+++ Provided records +++
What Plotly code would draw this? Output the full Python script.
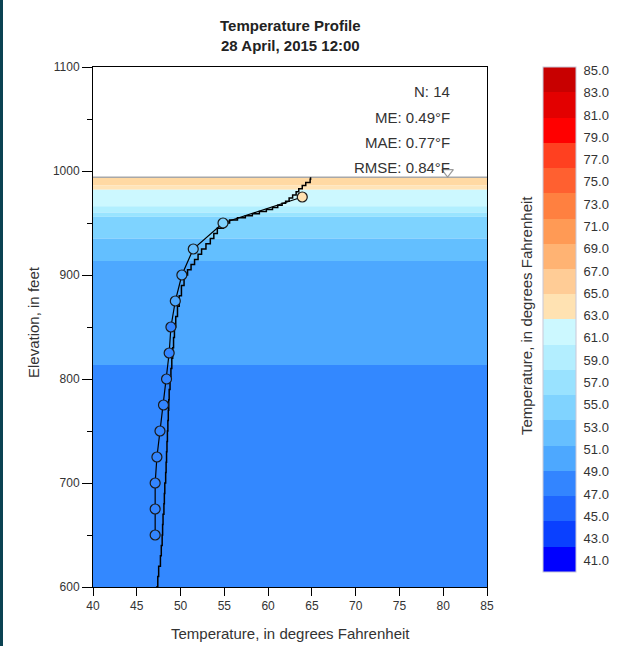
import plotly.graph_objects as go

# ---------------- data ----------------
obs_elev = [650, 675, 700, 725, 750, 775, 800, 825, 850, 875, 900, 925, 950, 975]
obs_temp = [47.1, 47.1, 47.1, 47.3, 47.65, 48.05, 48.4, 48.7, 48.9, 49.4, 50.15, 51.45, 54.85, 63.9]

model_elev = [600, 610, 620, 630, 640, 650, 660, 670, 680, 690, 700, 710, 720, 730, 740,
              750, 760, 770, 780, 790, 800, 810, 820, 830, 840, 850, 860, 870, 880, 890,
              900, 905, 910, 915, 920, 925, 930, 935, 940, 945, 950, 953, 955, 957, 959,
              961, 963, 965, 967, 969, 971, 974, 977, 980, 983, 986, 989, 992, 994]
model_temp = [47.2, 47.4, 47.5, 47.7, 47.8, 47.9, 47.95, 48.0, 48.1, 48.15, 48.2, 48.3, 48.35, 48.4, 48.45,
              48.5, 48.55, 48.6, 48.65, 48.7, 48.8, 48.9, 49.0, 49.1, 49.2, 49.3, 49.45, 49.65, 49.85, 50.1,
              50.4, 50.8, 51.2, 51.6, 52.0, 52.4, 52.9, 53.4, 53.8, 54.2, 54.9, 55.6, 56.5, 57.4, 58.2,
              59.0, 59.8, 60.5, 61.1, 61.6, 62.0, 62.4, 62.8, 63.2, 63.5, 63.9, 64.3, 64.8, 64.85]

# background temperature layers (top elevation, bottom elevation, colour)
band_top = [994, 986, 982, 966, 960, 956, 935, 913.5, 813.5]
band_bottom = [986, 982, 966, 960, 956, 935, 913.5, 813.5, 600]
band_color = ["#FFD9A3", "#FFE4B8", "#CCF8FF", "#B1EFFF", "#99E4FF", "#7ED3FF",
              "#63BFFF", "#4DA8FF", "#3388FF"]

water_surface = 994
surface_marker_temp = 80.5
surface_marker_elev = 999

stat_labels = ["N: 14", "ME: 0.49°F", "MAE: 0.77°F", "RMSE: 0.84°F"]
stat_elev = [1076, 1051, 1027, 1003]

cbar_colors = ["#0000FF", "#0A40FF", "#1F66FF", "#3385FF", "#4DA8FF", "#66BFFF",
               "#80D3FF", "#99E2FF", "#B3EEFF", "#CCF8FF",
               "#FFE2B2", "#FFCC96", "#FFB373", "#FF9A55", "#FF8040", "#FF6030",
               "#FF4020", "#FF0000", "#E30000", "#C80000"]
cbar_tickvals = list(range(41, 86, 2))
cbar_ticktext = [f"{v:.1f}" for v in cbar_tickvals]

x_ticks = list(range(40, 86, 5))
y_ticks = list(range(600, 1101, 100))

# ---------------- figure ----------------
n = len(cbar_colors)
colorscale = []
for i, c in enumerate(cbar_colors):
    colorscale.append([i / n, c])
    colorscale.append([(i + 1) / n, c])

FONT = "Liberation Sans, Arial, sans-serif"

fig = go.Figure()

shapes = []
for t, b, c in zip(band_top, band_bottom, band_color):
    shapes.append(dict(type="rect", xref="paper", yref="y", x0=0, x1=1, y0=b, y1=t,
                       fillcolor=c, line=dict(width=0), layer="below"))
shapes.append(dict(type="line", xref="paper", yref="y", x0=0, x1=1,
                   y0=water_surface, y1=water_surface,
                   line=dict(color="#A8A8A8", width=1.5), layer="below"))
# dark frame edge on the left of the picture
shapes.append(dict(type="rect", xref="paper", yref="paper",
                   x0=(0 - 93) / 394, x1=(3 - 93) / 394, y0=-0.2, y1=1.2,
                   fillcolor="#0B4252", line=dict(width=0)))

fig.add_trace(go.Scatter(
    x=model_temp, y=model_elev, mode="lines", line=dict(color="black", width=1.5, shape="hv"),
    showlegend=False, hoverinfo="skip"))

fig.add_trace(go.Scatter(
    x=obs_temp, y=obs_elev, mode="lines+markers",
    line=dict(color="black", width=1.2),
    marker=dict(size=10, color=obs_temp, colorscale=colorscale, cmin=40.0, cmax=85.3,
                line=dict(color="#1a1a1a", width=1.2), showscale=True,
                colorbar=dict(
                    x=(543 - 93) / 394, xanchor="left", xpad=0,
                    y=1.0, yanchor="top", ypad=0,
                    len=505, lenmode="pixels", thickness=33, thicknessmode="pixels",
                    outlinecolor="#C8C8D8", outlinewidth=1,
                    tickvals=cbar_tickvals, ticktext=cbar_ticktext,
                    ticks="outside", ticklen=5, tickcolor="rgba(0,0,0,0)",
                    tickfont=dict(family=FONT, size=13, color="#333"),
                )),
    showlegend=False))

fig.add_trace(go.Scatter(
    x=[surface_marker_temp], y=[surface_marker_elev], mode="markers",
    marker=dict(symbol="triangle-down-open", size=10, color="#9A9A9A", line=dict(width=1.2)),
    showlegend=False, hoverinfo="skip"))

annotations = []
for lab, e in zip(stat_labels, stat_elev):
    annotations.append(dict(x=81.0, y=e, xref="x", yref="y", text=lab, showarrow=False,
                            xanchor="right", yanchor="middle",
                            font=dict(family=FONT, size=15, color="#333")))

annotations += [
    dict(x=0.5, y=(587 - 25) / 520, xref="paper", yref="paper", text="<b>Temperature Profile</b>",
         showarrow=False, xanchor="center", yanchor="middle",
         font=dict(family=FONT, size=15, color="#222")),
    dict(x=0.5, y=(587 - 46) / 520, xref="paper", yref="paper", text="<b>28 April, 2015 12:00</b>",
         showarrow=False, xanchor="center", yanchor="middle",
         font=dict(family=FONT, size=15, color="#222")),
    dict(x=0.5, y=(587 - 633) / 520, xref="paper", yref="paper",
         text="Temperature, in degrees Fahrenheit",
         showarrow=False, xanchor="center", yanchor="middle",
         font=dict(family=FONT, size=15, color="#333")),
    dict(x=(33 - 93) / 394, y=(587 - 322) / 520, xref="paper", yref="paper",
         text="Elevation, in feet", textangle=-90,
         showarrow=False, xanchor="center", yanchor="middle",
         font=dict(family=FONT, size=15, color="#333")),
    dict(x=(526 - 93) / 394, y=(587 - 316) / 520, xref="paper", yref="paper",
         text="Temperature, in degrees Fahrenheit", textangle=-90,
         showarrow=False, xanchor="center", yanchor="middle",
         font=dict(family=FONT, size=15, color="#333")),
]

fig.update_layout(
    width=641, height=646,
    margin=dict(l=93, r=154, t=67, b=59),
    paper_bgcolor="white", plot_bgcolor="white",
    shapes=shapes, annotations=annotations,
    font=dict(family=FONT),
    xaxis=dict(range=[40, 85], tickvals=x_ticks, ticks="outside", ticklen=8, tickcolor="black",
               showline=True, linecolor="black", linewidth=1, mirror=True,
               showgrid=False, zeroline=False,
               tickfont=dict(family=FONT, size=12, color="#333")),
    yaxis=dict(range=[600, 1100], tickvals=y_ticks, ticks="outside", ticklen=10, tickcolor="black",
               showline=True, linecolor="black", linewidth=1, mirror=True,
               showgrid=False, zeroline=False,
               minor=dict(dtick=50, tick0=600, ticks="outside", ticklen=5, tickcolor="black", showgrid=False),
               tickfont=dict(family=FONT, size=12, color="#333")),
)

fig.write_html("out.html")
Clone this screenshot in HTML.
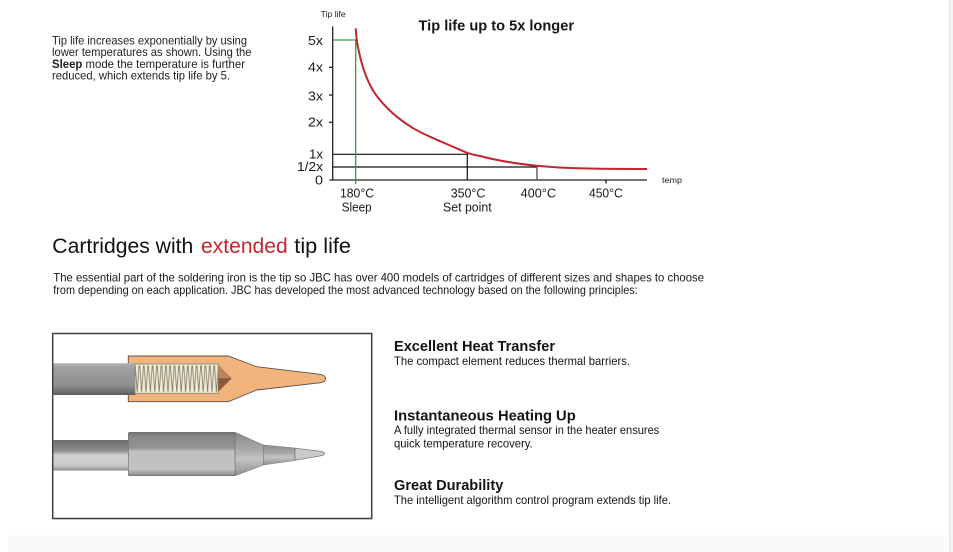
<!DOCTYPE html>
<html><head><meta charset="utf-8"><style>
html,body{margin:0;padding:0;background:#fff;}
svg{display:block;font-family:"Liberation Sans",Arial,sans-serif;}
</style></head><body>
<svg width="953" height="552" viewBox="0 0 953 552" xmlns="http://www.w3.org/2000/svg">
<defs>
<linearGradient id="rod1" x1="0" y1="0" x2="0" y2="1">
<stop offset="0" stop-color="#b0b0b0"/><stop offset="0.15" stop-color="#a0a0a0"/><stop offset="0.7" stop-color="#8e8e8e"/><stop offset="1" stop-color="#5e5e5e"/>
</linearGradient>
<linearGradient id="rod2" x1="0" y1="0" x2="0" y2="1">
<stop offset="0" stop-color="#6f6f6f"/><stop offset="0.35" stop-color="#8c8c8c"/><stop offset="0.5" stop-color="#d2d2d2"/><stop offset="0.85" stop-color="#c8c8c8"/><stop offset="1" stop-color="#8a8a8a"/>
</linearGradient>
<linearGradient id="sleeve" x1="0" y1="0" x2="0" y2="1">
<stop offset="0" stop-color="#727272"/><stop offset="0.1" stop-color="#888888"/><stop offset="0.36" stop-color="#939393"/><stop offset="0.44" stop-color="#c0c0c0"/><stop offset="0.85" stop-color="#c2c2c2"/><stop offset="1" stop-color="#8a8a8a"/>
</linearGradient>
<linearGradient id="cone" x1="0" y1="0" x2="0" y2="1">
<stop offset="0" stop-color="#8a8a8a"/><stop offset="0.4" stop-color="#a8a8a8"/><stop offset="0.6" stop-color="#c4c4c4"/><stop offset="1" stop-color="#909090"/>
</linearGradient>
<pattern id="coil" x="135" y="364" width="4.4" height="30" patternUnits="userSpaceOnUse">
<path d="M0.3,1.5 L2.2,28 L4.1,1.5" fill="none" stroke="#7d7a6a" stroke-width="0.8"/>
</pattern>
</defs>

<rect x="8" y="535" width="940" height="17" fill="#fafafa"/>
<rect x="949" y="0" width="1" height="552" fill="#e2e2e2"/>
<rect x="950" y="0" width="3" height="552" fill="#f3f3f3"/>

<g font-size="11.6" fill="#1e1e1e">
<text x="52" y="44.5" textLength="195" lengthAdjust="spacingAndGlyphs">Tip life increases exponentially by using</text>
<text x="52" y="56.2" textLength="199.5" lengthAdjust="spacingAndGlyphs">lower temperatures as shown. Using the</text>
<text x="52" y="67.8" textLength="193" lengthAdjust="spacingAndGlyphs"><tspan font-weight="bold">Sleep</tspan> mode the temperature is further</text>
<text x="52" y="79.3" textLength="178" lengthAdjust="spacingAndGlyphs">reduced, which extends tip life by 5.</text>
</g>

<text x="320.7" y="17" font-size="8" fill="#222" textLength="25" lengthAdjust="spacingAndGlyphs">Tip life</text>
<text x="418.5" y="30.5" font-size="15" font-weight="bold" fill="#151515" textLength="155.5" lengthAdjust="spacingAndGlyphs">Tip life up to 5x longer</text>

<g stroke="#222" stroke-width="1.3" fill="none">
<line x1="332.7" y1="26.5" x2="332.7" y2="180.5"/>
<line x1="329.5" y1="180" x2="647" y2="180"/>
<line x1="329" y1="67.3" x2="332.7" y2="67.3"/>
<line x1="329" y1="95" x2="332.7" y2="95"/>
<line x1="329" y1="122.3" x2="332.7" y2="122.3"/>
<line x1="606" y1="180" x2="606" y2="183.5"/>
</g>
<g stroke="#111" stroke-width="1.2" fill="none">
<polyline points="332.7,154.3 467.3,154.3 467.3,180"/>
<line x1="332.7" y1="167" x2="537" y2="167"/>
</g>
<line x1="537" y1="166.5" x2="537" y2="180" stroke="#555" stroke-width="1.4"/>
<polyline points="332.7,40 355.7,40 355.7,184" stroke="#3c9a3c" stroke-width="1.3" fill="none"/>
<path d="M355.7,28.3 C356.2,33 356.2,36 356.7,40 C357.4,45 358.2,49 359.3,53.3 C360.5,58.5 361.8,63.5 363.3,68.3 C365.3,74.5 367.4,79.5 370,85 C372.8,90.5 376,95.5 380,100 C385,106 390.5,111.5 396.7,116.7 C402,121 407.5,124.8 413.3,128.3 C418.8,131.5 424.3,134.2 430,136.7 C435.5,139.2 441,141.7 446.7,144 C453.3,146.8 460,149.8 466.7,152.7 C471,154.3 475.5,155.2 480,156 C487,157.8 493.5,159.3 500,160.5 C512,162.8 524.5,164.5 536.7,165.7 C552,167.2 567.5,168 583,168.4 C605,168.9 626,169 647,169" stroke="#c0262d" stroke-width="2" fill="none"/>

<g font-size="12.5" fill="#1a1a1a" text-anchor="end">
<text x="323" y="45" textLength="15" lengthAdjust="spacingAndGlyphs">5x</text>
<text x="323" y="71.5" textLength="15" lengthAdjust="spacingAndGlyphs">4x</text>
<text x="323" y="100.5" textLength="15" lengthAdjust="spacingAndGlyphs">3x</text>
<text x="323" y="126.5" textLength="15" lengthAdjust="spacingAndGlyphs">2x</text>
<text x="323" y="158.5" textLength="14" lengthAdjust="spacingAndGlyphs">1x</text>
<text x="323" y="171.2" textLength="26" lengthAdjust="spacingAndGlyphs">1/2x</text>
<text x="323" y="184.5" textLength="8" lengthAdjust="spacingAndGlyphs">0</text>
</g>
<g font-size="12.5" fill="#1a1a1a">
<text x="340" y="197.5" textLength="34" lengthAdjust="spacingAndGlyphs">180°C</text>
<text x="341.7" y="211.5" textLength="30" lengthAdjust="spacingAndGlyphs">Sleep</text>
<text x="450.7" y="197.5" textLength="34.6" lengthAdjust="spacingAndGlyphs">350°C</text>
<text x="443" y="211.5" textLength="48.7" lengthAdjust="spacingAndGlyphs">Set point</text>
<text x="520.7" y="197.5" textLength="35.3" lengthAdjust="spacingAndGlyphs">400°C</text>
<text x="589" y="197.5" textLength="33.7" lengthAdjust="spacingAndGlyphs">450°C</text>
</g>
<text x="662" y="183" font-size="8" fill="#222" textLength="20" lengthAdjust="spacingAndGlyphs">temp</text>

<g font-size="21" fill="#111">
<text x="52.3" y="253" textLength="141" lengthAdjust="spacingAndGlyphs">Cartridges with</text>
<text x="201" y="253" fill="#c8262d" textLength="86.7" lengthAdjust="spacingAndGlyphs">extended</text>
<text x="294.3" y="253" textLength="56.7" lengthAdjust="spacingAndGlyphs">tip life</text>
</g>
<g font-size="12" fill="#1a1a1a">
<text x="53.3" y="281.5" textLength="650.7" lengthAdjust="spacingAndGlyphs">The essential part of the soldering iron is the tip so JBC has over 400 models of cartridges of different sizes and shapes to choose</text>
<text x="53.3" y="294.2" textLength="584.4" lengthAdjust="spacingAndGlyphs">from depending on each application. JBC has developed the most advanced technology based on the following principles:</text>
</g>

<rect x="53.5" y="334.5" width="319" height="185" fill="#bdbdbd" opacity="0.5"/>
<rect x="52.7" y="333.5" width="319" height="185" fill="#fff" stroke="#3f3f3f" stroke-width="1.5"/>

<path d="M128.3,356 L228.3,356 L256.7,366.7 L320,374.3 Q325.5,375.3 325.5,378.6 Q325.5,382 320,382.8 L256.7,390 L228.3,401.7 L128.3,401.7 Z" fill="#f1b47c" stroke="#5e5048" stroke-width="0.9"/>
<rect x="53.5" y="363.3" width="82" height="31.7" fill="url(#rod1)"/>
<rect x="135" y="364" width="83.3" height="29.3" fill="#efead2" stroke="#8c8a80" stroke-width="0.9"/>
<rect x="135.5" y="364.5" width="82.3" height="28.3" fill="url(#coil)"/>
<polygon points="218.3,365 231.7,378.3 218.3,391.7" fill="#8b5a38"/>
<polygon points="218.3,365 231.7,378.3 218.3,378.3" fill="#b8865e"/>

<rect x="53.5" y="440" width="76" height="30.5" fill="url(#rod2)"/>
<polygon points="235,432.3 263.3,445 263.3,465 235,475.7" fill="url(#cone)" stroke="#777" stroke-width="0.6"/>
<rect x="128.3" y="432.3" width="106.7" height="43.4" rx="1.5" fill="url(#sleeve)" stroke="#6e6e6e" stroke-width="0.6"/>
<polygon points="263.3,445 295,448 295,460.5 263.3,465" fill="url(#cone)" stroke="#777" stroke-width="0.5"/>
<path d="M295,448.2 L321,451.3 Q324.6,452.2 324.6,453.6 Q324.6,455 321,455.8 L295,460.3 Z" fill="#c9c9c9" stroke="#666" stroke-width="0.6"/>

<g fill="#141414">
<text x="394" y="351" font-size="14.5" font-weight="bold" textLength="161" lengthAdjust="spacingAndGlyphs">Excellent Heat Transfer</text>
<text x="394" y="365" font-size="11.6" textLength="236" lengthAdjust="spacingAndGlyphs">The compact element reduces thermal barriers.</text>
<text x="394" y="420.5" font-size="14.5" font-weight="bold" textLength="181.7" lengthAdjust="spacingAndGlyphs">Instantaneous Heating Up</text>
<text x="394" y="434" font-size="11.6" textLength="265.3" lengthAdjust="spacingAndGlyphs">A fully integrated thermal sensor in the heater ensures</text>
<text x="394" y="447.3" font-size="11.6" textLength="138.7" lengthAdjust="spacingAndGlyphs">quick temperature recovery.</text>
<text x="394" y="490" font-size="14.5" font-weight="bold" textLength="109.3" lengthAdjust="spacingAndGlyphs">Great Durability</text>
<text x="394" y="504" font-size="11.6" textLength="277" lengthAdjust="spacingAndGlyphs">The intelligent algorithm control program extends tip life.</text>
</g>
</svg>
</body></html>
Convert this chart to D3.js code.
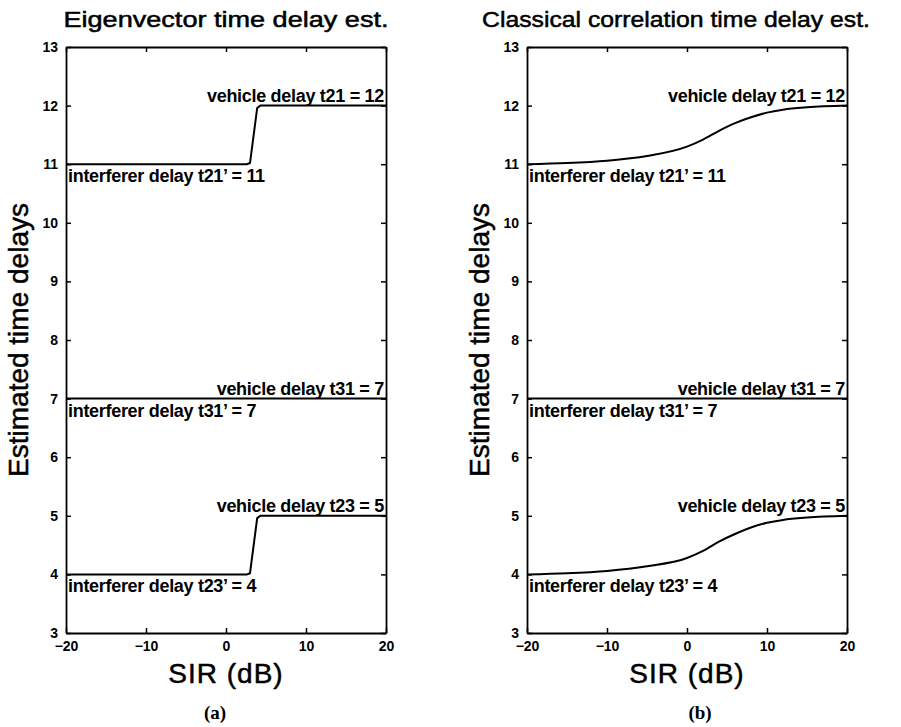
+++
§ **Your goal**
Copy exactly the lines from the first line of the records above through the line with "64.3, 64.8, 64.85]", both included, and nothing else. Pictures stay out.

§ **Answer below**
What Plotly code would draw this? Output the full Python script.
import plotly.graph_objects as go

# ---------------- data ----------------
obs_elev = [650, 675, 700, 725, 750, 775, 800, 825, 850, 875, 900, 925, 950, 975]
obs_temp = [47.1, 47.1, 47.1, 47.3, 47.65, 48.05, 48.4, 48.7, 48.9, 49.4, 50.15, 51.45, 54.85, 63.9]

model_elev = [600, 610, 620, 630, 640, 650, 660, 670, 680, 690, 700, 710, 720, 730, 740,
              750, 760, 770, 780, 790, 800, 810, 820, 830, 840, 850, 860, 870, 880, 890,
              900, 905, 910, 915, 920, 925, 930, 935, 940, 945, 950, 953, 955, 957, 959,
              961, 963, 965, 967, 969, 971, 974, 977, 980, 983, 986, 989, 992, 994]
model_temp = [47.2, 47.4, 47.5, 47.7, 47.8, 47.9, 47.95, 48.0, 48.1, 48.15, 48.2, 48.3, 48.35, 48.4, 48.45,
              48.5, 48.55, 48.6, 48.65, 48.7, 48.8, 48.9, 49.0, 49.1, 49.2, 49.3, 49.45, 49.65, 49.85, 50.1,
              50.4, 50.8, 51.2, 51.6, 52.0, 52.4, 52.9, 53.4, 53.8, 54.2, 54.9, 55.6, 56.5, 57.4, 58.2,
              59.0, 59.8, 60.5, 61.1, 61.6, 62.0, 62.4, 62.8, 63.2, 63.5, 63.9, 64.3, 64.8, 64.85]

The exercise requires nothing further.